■ MATERIAL ■
-=-=-

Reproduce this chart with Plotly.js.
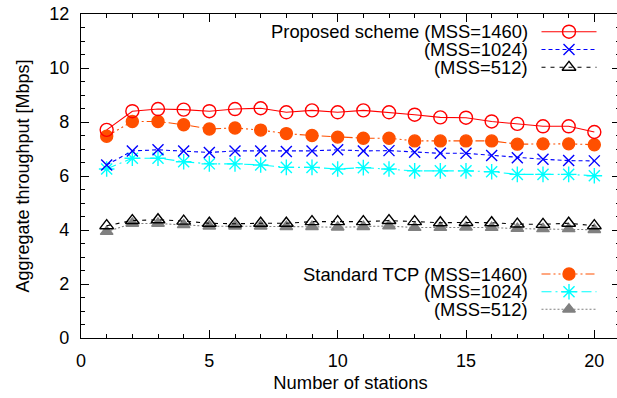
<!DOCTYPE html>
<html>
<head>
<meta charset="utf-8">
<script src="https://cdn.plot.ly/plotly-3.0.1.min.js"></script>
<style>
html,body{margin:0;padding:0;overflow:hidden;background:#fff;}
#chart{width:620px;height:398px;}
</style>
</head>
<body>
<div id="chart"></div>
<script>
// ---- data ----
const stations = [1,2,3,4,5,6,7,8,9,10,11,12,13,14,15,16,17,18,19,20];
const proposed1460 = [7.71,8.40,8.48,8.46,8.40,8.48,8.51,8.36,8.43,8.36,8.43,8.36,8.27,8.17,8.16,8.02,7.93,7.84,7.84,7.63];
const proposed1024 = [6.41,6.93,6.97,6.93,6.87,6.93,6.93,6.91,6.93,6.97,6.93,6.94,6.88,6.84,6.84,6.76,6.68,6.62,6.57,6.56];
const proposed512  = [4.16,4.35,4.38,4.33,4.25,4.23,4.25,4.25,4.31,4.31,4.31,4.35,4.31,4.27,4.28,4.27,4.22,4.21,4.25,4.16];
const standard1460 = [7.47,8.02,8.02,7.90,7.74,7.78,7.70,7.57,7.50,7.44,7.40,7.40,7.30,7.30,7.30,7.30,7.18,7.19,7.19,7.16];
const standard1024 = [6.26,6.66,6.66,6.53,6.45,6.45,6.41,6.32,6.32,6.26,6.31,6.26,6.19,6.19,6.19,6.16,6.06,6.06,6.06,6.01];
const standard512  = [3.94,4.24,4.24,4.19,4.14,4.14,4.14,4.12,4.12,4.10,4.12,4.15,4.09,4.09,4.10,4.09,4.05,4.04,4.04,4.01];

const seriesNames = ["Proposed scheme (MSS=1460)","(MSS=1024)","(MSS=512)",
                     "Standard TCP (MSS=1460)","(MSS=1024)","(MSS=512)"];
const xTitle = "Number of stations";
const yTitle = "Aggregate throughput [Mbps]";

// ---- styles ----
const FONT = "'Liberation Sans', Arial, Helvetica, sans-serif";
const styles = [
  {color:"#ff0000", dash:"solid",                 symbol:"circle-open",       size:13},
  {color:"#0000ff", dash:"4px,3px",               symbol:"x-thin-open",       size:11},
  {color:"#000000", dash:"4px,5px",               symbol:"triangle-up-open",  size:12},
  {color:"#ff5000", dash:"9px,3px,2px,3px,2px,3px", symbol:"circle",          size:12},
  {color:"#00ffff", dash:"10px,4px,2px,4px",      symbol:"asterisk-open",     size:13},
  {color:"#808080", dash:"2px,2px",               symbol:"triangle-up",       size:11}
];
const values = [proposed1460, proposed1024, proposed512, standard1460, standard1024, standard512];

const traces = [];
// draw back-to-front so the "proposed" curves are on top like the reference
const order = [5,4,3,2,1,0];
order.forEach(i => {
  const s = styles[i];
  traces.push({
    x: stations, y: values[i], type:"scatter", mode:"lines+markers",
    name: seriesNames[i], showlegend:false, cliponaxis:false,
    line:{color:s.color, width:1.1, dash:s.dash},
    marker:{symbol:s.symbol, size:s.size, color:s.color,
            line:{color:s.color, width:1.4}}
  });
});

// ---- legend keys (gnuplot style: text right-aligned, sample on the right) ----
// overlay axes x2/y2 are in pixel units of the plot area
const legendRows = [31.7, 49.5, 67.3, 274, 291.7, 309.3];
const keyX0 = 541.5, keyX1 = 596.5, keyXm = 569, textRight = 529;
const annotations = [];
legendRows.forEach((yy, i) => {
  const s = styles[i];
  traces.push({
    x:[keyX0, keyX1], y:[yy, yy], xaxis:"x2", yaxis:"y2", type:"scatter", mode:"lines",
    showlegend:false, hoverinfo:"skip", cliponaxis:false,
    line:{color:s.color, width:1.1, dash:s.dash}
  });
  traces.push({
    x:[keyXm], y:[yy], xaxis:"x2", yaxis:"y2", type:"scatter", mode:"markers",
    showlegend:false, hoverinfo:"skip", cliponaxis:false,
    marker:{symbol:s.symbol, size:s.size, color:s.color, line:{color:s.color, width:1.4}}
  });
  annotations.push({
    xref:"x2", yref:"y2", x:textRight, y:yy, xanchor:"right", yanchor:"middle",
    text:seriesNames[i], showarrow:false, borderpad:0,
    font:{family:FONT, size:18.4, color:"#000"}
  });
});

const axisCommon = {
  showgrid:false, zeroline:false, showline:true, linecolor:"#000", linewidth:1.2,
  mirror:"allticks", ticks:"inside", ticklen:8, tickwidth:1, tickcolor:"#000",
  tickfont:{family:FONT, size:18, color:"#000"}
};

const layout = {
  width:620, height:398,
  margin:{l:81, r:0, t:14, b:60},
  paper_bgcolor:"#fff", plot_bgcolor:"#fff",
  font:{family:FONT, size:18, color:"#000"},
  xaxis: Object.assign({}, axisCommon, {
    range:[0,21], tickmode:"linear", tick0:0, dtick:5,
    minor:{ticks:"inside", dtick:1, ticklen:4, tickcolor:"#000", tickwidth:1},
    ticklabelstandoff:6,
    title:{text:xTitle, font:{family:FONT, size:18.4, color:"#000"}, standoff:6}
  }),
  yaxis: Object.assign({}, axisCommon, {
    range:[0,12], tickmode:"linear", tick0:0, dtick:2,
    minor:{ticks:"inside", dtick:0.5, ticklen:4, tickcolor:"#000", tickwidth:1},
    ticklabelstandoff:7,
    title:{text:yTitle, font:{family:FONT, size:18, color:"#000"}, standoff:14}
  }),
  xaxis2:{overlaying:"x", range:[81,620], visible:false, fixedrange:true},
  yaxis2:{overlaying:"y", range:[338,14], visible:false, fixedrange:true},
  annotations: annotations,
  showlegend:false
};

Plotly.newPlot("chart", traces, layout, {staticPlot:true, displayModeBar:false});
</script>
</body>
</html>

-=-=-

■ TASK GOAL ■
Print out the material word for word, omitting the pictures.

■ SOLUTION TO THIS EXERCISE ■
Reproduce this chart with Plotly.js.
<!DOCTYPE html>
<html>
<head>
<meta charset="utf-8">
<script src="https://cdn.plot.ly/plotly-3.0.1.min.js"></script>
<style>
html,body{margin:0;padding:0;overflow:hidden;background:#fff;}
#chart{width:620px;height:398px;}
</style>
</head>
<body>
<div id="chart"></div>
<script>
// ---- data ----
const stations = [1,2,3,4,5,6,7,8,9,10,11,12,13,14,15,16,17,18,19,20];
const proposed1460 = [7.71,8.40,8.48,8.46,8.40,8.48,8.51,8.36,8.43,8.36,8.43,8.36,8.27,8.17,8.16,8.02,7.93,7.84,7.84,7.63];
const proposed1024 = [6.41,6.93,6.97,6.93,6.87,6.93,6.93,6.91,6.93,6.97,6.93,6.94,6.88,6.84,6.84,6.76,6.68,6.62,6.57,6.56];
const proposed512  = [4.16,4.35,4.38,4.33,4.25,4.23,4.25,4.25,4.31,4.31,4.31,4.35,4.31,4.27,4.28,4.27,4.22,4.21,4.25,4.16];
const standard1460 = [7.47,8.02,8.02,7.90,7.74,7.78,7.70,7.57,7.50,7.44,7.40,7.40,7.30,7.30,7.30,7.30,7.18,7.19,7.19,7.16];
const standard1024 = [6.26,6.66,6.66,6.53,6.45,6.45,6.41,6.32,6.32,6.26,6.31,6.26,6.19,6.19,6.19,6.16,6.06,6.06,6.06,6.01];
const standard512  = [3.94,4.24,4.24,4.19,4.14,4.14,4.14,4.12,4.12,4.10,4.12,4.15,4.09,4.09,4.10,4.09,4.05,4.04,4.04,4.01];

const seriesNames = ["Proposed scheme (MSS=1460)","(MSS=1024)","(MSS=512)",
                     "Standard TCP (MSS=1460)","(MSS=1024)","(MSS=512)"];
const xTitle = "Number of stations";
const yTitle = "Aggregate throughput [Mbps]";

// ---- styles ----
const FONT = "'Liberation Sans', Arial, Helvetica, sans-serif";
const styles = [
  {color:"#ff0000", dash:"solid",                 symbol:"circle-open",       size:13},
  {color:"#0000ff", dash:"4px,3px",               symbol:"x-thin-open",       size:11},
  {color:"#000000", dash:"4px,5px",               symbol:"triangle-up-open",  size:12},
  {color:"#ff5000", dash:"9px,3px,2px,3px,2px,3px", symbol:"circle",          size:12},
  {color:"#00ffff", dash:"10px,4px,2px,4px",      symbol:"asterisk-open",     size:13},
  {color:"#808080", dash:"2px,2px",               symbol:"triangle-up",       size:11}
];
const values = [proposed1460, proposed1024, proposed512, standard1460, standard1024, standard512];

const traces = [];
// draw back-to-front so the "proposed" curves are on top like the reference
const order = [5,4,3,2,1,0];
order.forEach(i => {
  const s = styles[i];
  traces.push({
    x: stations, y: values[i], type:"scatter", mode:"lines+markers",
    name: seriesNames[i], showlegend:false, cliponaxis:false,
    line:{color:s.color, width:1.1, dash:s.dash},
    marker:{symbol:s.symbol, size:s.size, color:s.color,
            line:{color:s.color, width:1.4}}
  });
});

// ---- legend keys (gnuplot style: text right-aligned, sample on the right) ----
// overlay axes x2/y2 are in pixel units of the plot area
const legendRows = [31.7, 49.5, 67.3, 274, 291.7, 309.3];
const keyX0 = 541.5, keyX1 = 596.5, keyXm = 569, textRight = 529;
const annotations = [];
legendRows.forEach((yy, i) => {
  const s = styles[i];
  traces.push({
    x:[keyX0, keyX1], y:[yy, yy], xaxis:"x2", yaxis:"y2", type:"scatter", mode:"lines",
    showlegend:false, hoverinfo:"skip", cliponaxis:false,
    line:{color:s.color, width:1.1, dash:s.dash}
  });
  traces.push({
    x:[keyXm], y:[yy], xaxis:"x2", yaxis:"y2", type:"scatter", mode:"markers",
    showlegend:false, hoverinfo:"skip", cliponaxis:false,
    marker:{symbol:s.symbol, size:s.size, color:s.color, line:{color:s.color, width:1.4}}
  });
  annotations.push({
    xref:"x2", yref:"y2", x:textRight, y:yy, xanchor:"right", yanchor:"middle",
    text:seriesNames[i], showarrow:false, borderpad:0,
    font:{family:FONT, size:18.4, color:"#000"}
  });
});

const axisCommon = {
  showgrid:false, zeroline:false, showline:true, linecolor:"#000", linewidth:1.2,
  mirror:"allticks", ticks:"inside", ticklen:8, tickwidth:1, tickcolor:"#000",
  tickfont:{family:FONT, size:18, color:"#000"}
};

const layout = {
  width:620, height:398,
  margin:{l:81, r:0, t:14, b:60},
  paper_bgcolor:"#fff", plot_bgcolor:"#fff",
  font:{family:FONT, size:18, color:"#000"},
  xaxis: Object.assign({}, axisCommon, {
    range:[0,21], tickmode:"linear", tick0:0, dtick:5,
    minor:{ticks:"inside", dtick:1, ticklen:4, tickcolor:"#000", tickwidth:1},
    ticklabelstandoff:6,
    title:{text:xTitle, font:{family:FONT, size:18.4, color:"#000"}, standoff:6}
  }),
  yaxis: Object.assign({}, axisCommon, {
    range:[0,12], tickmode:"linear", tick0:0, dtick:2,
    minor:{ticks:"inside", dtick:0.5, ticklen:4, tickcolor:"#000", tickwidth:1},
    ticklabelstandoff:7,
    title:{text:yTitle, font:{family:FONT, size:18, color:"#000"}, standoff:14}
  }),
  xaxis2:{overlaying:"x", range:[81,620], visible:false, fixedrange:true},
  yaxis2:{overlaying:"y", range:[338,14], visible:false, fixedrange:true},
  annotations: annotations,
  showlegend:false
};

Plotly.newPlot("chart", traces, layout, {staticPlot:true, displayModeBar:false});
</script>
</body>
</html>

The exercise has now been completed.